President George W. Bush's trade negotiators inked a deal with Seoul way back in 2007. The tariff-slashing pact enjoyed the support of most U.S. economic sectors. But the Democratic-controlled Congress never voted on it, mainly because of objections from Ford Motor Co. and the United Auto Workers, which feared further Korean penetration of the U.S. vehicle market. Echoing those concerns, in 2008 presidential candidate Barack Obama denounced the pact. To his credit, however, Mr. Obama shifted his position on trade with South Korea this year and began pursuing a modified deal, in keeping with his effort to boost U.S. exports.
In the end, the Koreans accepted two key modifications: more flexibility on safety and environmental standards for U.S. cars coming into their country, and a five-year delay in eliminating the 2.5 percent U.S. tariff on Korean cars, which would have been axed immediately in the original deal. In economic terms, neither change is hugely consequential to either side; fluctuations in exchange rates would probably have more impact on car sales. But if this was the price of moving the deal forward in the political realm, well and good.

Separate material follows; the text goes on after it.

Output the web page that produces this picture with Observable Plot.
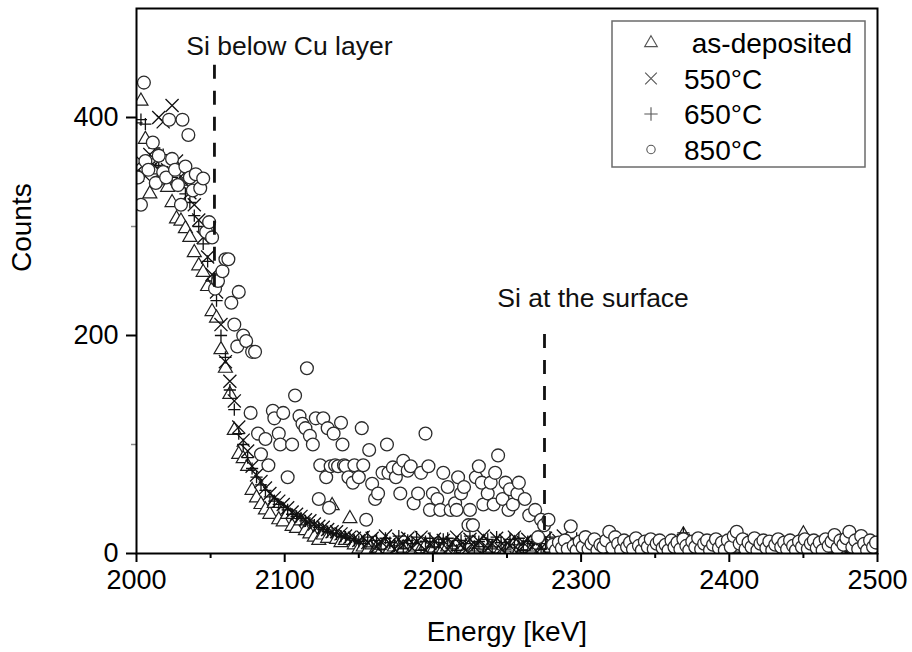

All that's left for the Obama administration is to make sure the revised agreement does, indeed, win approval in Congress - along with equally beneficial pacts with Colombia and Panama. This could yet be a difficult fight, given residual anti-trade sentiment in both parties. But it is a fight Mr. Obama is well positioned to wage. The arguments against this deal, which could boost U.S. exports by more than $10 billion per year and help dent an unemployment rate that has reached 9.8 percent, were always weak. Now even those weak arguments have been answered.